Legality of the job

Good morning, I have some questions base on the text that I read:

“Typically companies prefer not to be scraped because it can lead to a misuse of their data, revenue loss, slowed user experience, and additional web infrastructure costs”

  • How can anyone working in Data Science know that the work that we are doing does not infringe the law? If I am working for a company and I was asked asked to scrape a website. Is there a way to know that we follow the law of all 50 States?
  • How can a company compromised revenue by scraping data from the web? A lawsuit?
  • How scraping data slow user experience? Does the use of many cookies slow down the user interaction?

Seems pretty legal:

Web scraping is now legal.
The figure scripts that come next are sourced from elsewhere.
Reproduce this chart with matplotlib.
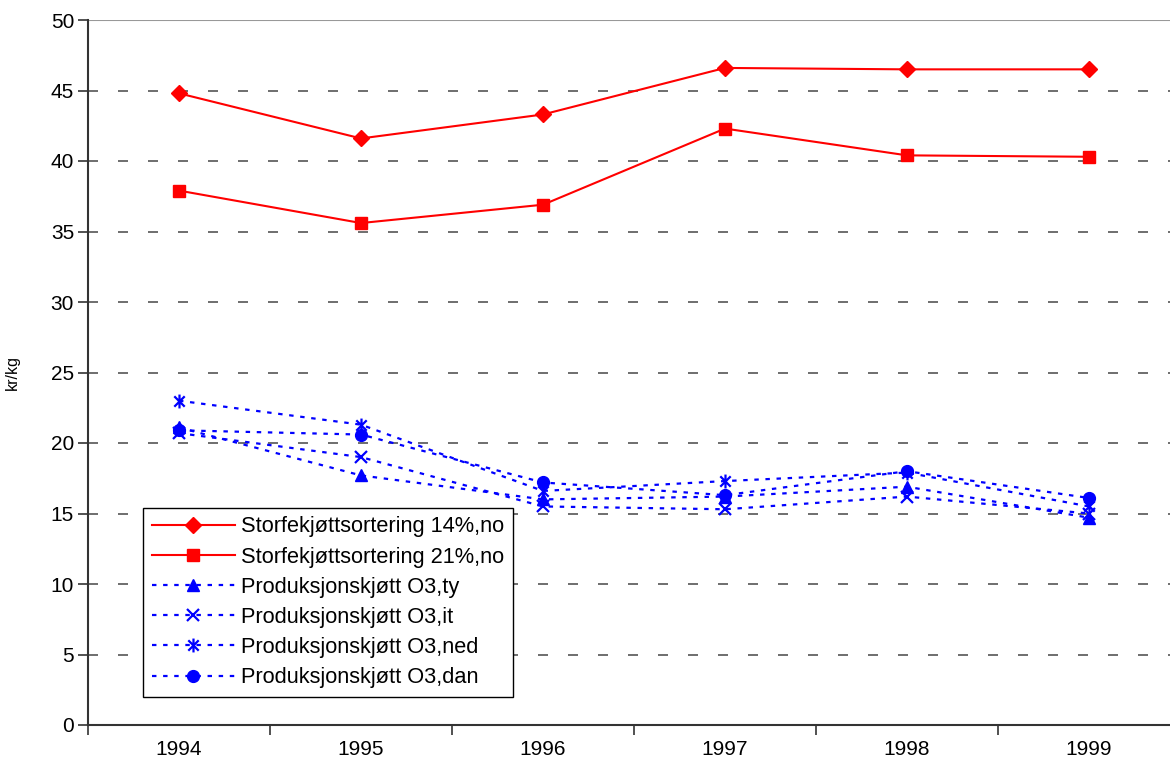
import matplotlib
matplotlib.use("Agg")
import matplotlib.pyplot as plt
from matplotlib.path import Path
import numpy as np

plt.rcParams['font.family'] = ['Liberation Sans', 'DejaVu Sans']

years = ["1994", "1995", "1996", "1997", "1998", "1999"]
storfe14 = [44.8, 41.6, 43.3, 46.6, 46.5, 46.5]
storfe21 = [37.9, 35.6, 36.9, 42.3, 40.4, 40.3]
prod_ty = [21.1, 17.7, 16.0, 16.2, 16.9, 14.7]
prod_it = [20.7, 19.0, 15.5, 15.3, 16.2, 15.0]
prod_ned = [23.0, 21.3, 16.6, 17.3, 17.9, 15.5]
prod_dan = [20.9, 20.6, 17.2, 16.3, 18.0, 16.1]
labels = ["Storfekjøttsortering 14%,no", "Storfekjøttsortering 21%,no",
          "Produksjonskjøtt O3,ty", "Produksjonskjøtt O3,it",
          "Produksjonskjøtt O3,ned", "Produksjonskjøtt O3,dan"]
yticks = [0, 5, 10, 15, 20, 25, 30, 35, 40, 45, 50]

star = Path([(0, -1), (0, 1), (-0.75, -0.75), (0.75, 0.75), (-0.75, 0.75), (0.75, -0.75)],
            [Path.MOVETO, Path.LINETO, Path.MOVETO, Path.LINETO, Path.MOVETO, Path.LINETO])

fig = plt.figure(figsize=(11.70, 7.67), dpi=100)
ax = fig.add_axes([88/1170, 1-725/767, 1092/1170, 705/767])

x = np.arange(len(years))
red = '#FF0000'
blue = '#0000FF'
dot = (0, (2, 3))

ax.plot(x, storfe14, color=red, lw=1.5, marker='D', ms=8, mec=red, mfc=red, label=labels[0], zorder=5)
ax.plot(x, storfe21, color=red, lw=1.5, marker='s', ms=8, mec=red, mfc=red, label=labels[1], zorder=5)
ax.plot(x, prod_ty, color=blue, lw=1.6, ls=dot, marker='^', ms=9, mec=blue, mfc=blue, label=labels[2], zorder=5)
ax.plot(x, prod_it, color=blue, lw=1.6, ls=dot, marker='x', ms=9, mew=1.6, mec=blue, label=labels[3], zorder=5)
ax.plot(x, prod_ned, color=blue, lw=1.6, ls=dot, marker=star, ms=10, mew=1.6, mec=blue, label=labels[4], zorder=5)
ax.plot(x, prod_dan, color=blue, lw=1.6, ls=dot, marker='o', ms=8.5, mec=blue, mfc=blue, label=labels[5], zorder=5)

ax.set_xlim(-0.5, len(years) - 0.5)
ax.set_ylim(0, 50)
ax.set_yticks(yticks)
ax.set_yticklabels([str(v) for v in yticks], fontsize=15)
ax.set_xticks(x)
ax.set_xticklabels(years, fontsize=15)
ax.set_xticks(np.arange(-0.5, len(years), 1.0), minor=True)
ax.tick_params(axis='x', which='major', length=0, pad=11)
ax.tick_params(axis='x', which='minor', length=7, width=1.2, color='#333333')
ax.tick_params(axis='y', length=7, width=1.2, color='#333333', pad=3)

for v in yticks[1:-1]:
    ax.axhline(v, color='#555555', lw=1.2, ls=(0, (6, 12)), zorder=1)
ax.axhline(50, color='#999999', lw=1.5, zorder=1)

for s in ['top', 'right']:
    ax.spines[s].set_visible(False)
ax.spines['left'].set_color('#333333')
ax.spines['left'].set_linewidth(1.5)
ax.spines['bottom'].set_color('#333333')
ax.spines['bottom'].set_linewidth(1.5)

ax.set_ylabel("kr/kg", fontsize=11.5)
ax.yaxis.set_label_coords(-0.062, 0.5)

leg = ax.legend(loc='lower left', bbox_to_anchor=((143-88)/1092, (725-697)/705),
                fontsize=15.7, handlelength=3.8, handletextpad=0.3, labelspacing=0.42,
                borderpad=0.4, borderaxespad=0, fancybox=False, framealpha=1)
leg.get_frame().set_edgecolor('#000000')
leg.get_frame().set_linewidth(1.0)

fig.savefig("out.png", dpi=100)
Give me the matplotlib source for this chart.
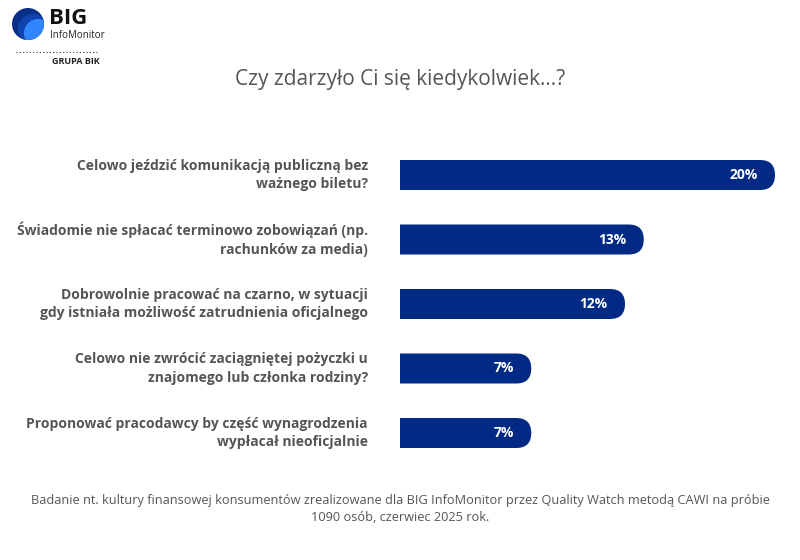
import matplotlib.pyplot as plt
from matplotlib.patches import Circle, FancyBboxPatch
from matplotlib import font_manager

categories = [
    "Celowo jeździć komunikacją publiczną bez\nważnego biletu?",
    "Świadomie nie spłacać terminowo zobowiązań (np.\nrachunków za media)",
    "Dobrowolnie pracować na czarno, w sytuacji\ngdy istniała możliwość zatrudnienia oficjalnego",
    "Celowo nie zwrócić zaciągniętej pożyczki u\nznajomego lub członka rodziny?",
    "Proponować pracodawcy by część wynagrodzenia\nwypłacał nieoficjalnie",
]
values = [20, 13, 12, 7, 7]
value_labels = ["20%", "13%", "12%", "7%", "7%"]

title = "Czy zdarzyło Ci się kiedykolwiek...?"
footer = ("Badanie nt. kultury finansowej konsumentów zrealizowane dla BIG InfoMonitor przez Quality Watch metodą CAWI na próbie\n"
          "1090 osób, czerwiec 2025 rok.")

BAR = "#002a84"
GREY = "#555555"
W, H = 800, 560

names = {f.name for f in font_manager.fontManager.ttflist}
narrow = "Liberation Sans Narrow" if "Liberation Sans Narrow" in names else "Open Sans"

fig = plt.figure(figsize=(8, 5.6), dpi=100)
fig.patch.set_facecolor("white")

# bar axes placed in pixel terms: x from 400px, 18.75 px per percent
px_per_unit = 18.75
ax_left, ax_right = 400, 790
ax_top, ax_bot = 140, 465
ax = fig.add_axes([ax_left / W, 1 - ax_bot / H, (ax_right - ax_left) / W, (ax_bot - ax_top) / H])
ax.set_xlim(0, (ax_right - ax_left) / px_per_unit)
row_px = 64.5
first = 175
ax.set_ylim((ax_bot - first) / row_px, (ax_top - first) / row_px)
ax.axis("off")

bar_h = 30 / row_px
r = 15 / px_per_unit
ys = list(range(len(values)))
# pill shapes starting left of the axes: left rounding is clipped away, right end stays round
for y, v, lab in zip(ys, values, value_labels):
    ax.add_patch(FancyBboxPatch((-2 * r, y - bar_h / 2), v + 2 * r, bar_h,
                                boxstyle=f"round,pad=0,rounding_size={r}",
                                mutation_aspect=(bar_h / 2) / r,
                                facecolor=BAR, linewidth=0, zorder=2))
    ax.annotate(lab, (v, y), xytext=(-12.5, 0), textcoords="offset points",
                ha="right", va="center", color="white", fontsize=10,
                fontweight="bold", family="Open Sans", zorder=4)

# category labels, right-aligned at 368 px
for y, cat in zip(ys, categories):
    fig.text(368 / W, 1 - (first + row_px * y) / H, cat, ha="right", va="center",
             fontsize=10, fontweight="bold", color=GREY, family="Open Sans",
             linespacing=1.45)

fig.text(0.5, 1 - 80 / H, title, ha="center", va="center", fontsize=15,
         color=GREY, family="Open Sans")
fig.text(0.5, 1 - 509 / H, footer, ha="center", va="center", fontsize=9.2,
         color=GREY, family=narrow, linespacing=1.4)

# logo
lax = fig.add_axes([0, 0, 1, 1], zorder=-1)
lax.set_xlim(0, W)
lax.set_ylim(H, 0)
lax.axis("off")
base = Circle((28, 24), 16, color="#0a2f86", linewidth=0)
lax.add_patch(base)
mid = Circle((33, 29), 15, color="#1457d6", alpha=0.5, linewidth=0)
lax.add_patch(mid)
mid.set_clip_path(base)
light = Circle((38, 33), 14, color="#2f86ff", linewidth=0)
lax.add_patch(light)
light.set_clip_path(base)
lax.text(49, 19, "BIG", fontsize=16, fontweight="bold", color="#111111",
         va="center", ha="left", family="Open Sans")
lax.text(50, 35, "InfoMonitor", fontsize=7, color="#222222", va="center",
         ha="left", family="Open Sans")
lax.plot([16, 99], [52, 52], linestyle=(0, (1, 2)), color="#333333", linewidth=0.8)
lax.text(100, 62, "GRUPA BIK", fontsize=6.5, fontweight="bold", color="#222222",
         va="center", ha="right", family="Open Sans")

fig.savefig("out.png", dpi=100, facecolor="white")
Here’s what that means for Data… | by Tom Waterman | Medium

At least, for public available data. Or you can always consult with the developers behind the website you intent to scrape. And what you intent to do with the data. Scraping tickets (For concert for example) and then reselling them could land you into trouble. But I think that is common sense?

loss in advertisement revenue. If people use your service instead

Computers can make requests a lot faster then humans, so all those scrapers and crawlers take up an awful amount of processing power. Which means you need more servers, which cost extra

only half (!!) of the internet traffic is human.


Also, VIP: always, always read a website’s policies and documentation before you attempt to scrape any data from it.


If you plan on writing a program that scrapes many pages on the same site, you’ll want to incorporate time.sleep() into your program as well (I’m assuming you’re using Python based on your quote above). If you make your script mimic a human user by pausing for a few seconds between each page request, you’re less likely to overload their servers or get your IP address blacklisted by the company.